The speakers’ involvement in wind projects has been related to financing: typical vehicles include mainly senior debt and, more recently, public bond offerings. Mr. Trousdale led off with an overview of how a typical power purchase agreement is analyzed from a senior lender’s perspective. He detailed the main risks under analysis in a project, such as the turbine technology; the construction, operation and maintenance of the wind farm: regulatory issues; syndication of the loan; and the solvency of the purchaser (off-taker). Revenue for the operator is protected under “take-or-pay” provisions that obligate the off-taker to pay for all power produced, whether it is consumed or not. Another critical piece of the contract is hiring a specialized consultant to perform statistical analysis of the wind energy itself, which often takes at least a year of detailed survey; the agreement must guarantee a certain range of output levels with 95 confidence.
Mr. McCall led the group through a discussion of an important 2002 wind farm project in Texas called Desert Sky that both he and Jim worked on. Desert Sky is a 150 turbine, 160 MW project developed to generate power for the San Antonio, Texas area in 2002. Project Finance magazine, a leading trade publication, named this project “The Renewable Energy Project of the Year”; projects of its scale may become more of the rule as wind power goes more mainstream.
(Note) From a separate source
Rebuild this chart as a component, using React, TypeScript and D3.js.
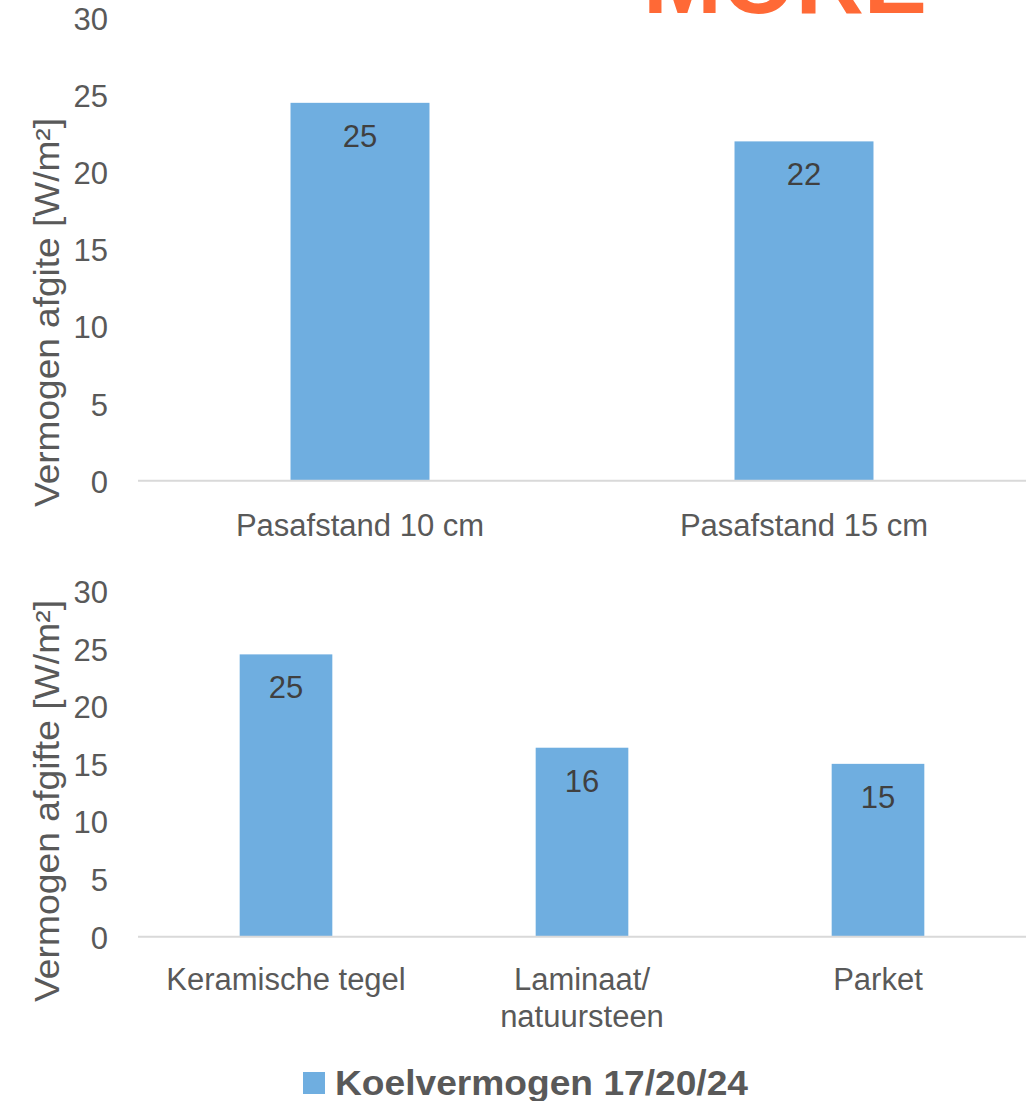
import React from "react";
import * as d3 from "d3";

// Cooling output per panel, W/m²
const seriesName = "Koelvermogen 17/20/24";
const spacingCategories = ["Pasafstand 10 cm", "Pasafstand 15 cm"];
const spacingValues = [24.5, 22.0];
const floorCategories = ["Keramische tegel", "Laminaat/\nnatuursteen", "Parket"];
const floorValues = [24.5, 16.4, 15.0];
const yTicks = [0, 5, 10, 15, 20, 25, 30];
const yMax = 30;
const spacingTitle = "Vermogen afgite [W/m²]";
const floorTitle = "Vermogen afgifte [W/m²]";

const W = 1028;
const H = 1101;
const FONT = "'Liberation Sans', Arial, sans-serif";
const BAR = "#6FAEE0";
const AXIS_TEXT = "#595959";
const VALUE_TEXT = "#404040";

type PanelProps = {
  categories: string[];
  values: number[];
  yTop: number;
  yBottom: number;
  labelY: number;
  title: string;
  titleCenter: number;
  titleLength: number;
};

function Panel({ categories, values, yTop, yBottom, labelY, title, titleCenter, titleLength }: PanelProps) {
  const x = d3
    .scaleBand<string>()
    .domain(categories)
    .range([138, 1026])
    .paddingInner(0.687)
    .paddingOuter(0.3435);
  const y = d3.scaleLinear().domain([0, yMax]).range([yBottom, yTop]);
  const fmt = d3.format(".0f");

  return (
    <g>
      {/* y tick labels */}
      {yTicks.map((t) => (
        <text
          key={t}
          x={108}
          y={y(t) + 1.5}
          textAnchor="end"
          dominantBaseline="central"
          fontSize={31}
          fill={AXIS_TEXT}
        >
          {t}
        </text>
      ))}
      {/* axis title */}
      <text
        transform={`translate(59,${titleCenter}) rotate(-90)`}
        textAnchor="middle"
        fontSize={34.5}
        fill={AXIS_TEXT}
        textLength={titleLength}
        lengthAdjust="spacingAndGlyphs"
      >
        {title}
      </text>
      {/* bars */}
      {categories.map((c, i) => (
        <rect
          key={c}
          x={x(c)}
          y={y(values[i])}
          width={x.bandwidth()}
          height={y(0) - y(values[i])}
          fill={BAR}
        />
      ))}
      {/* category axis */}
      <line x1={138} x2={1026} y1={y(0)} y2={y(0)} stroke="#D9D9D9" strokeWidth={2} />
      {categories.map((c) => (
        <text
          key={c}
          x={(x(c) as number) + x.bandwidth() / 2}
          y={labelY}
          textAnchor="middle"
          fontSize={31}
          fill={AXIS_TEXT}
        >
          {c.split("\n").map((line, k) => (
            <tspan key={k} x={(x(c) as number) + x.bandwidth() / 2} dy={k === 0 ? 0 : 37}>
              {line}
            </tspan>
          ))}
        </text>
      ))}
      {/* value labels */}
      {categories.map((c, i) => (
        <text
          key={c}
          x={(x(c) as number) + x.bandwidth() / 2}
          y={y(values[i]) + 44}
          textAnchor="middle"
          fontSize={31}
          fill={VALUE_TEXT}
        >
          {fmt(values[i])}
        </text>
      ))}
    </g>
  );
}

export default function App() {
  return (
    <svg
      width={W}
      height={H}
      viewBox={`0 0 ${W} ${H}`}
      style={{ position: "absolute", left: 0, top: 0, background: "#fff" }}
      fontFamily={FONT}
    >
      <rect width={W} height={H} fill="#fff" />
      {/* brand mark, cropped at the top edge */}
      <text
        x={643}
        y={13}
        fontSize={92}
        fontWeight="bold"
        fill="#FF6936"
        textLength={284}
        lengthAdjust="spacingAndGlyphs"
      >
        MORE
      </text>
      <Panel
        categories={spacingCategories}
        values={spacingValues}
        yTop={18}
        yBottom={480.7}
        labelY={536}
        title={spacingTitle}
        titleCenter={312.5}
        titleLength={389}
      />
      <Panel
        categories={floorCategories}
        values={floorValues}
        yTop={591}
        yBottom={936.7}
        labelY={990}
        title={floorTitle}
        titleCenter={801}
        titleLength={402}
      />
      {/* legend */}
      <rect x={303} y={1072} width={22} height={22} fill={BAR} />
      <text
        x={335}
        y={1095}
        fontSize={35}
        fontWeight="bold"
        fill={AXIS_TEXT}
        textLength={413}
        lengthAdjust="spacingAndGlyphs"
      >
        {seriesName}
      </text>
    </svg>
  );
}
The discussion carried several important themes: that renewable energy project finance will be a major growth area in the U.S. over the next ten years and thus an interesting opportunity for CBS finance grads. To get initial exposure to what the job is like, both Jim and Chris strongly recommended students take “Project Finance,” which will be offered in the spring semester. And when asked about finding jobs in this more boutique field, their univocal responses was “off-campus is the only way to go,” so “pick up the phone and start calling people.” Sound advice, but if the market for wind power projects grows in line with expectations, that may not always hold true.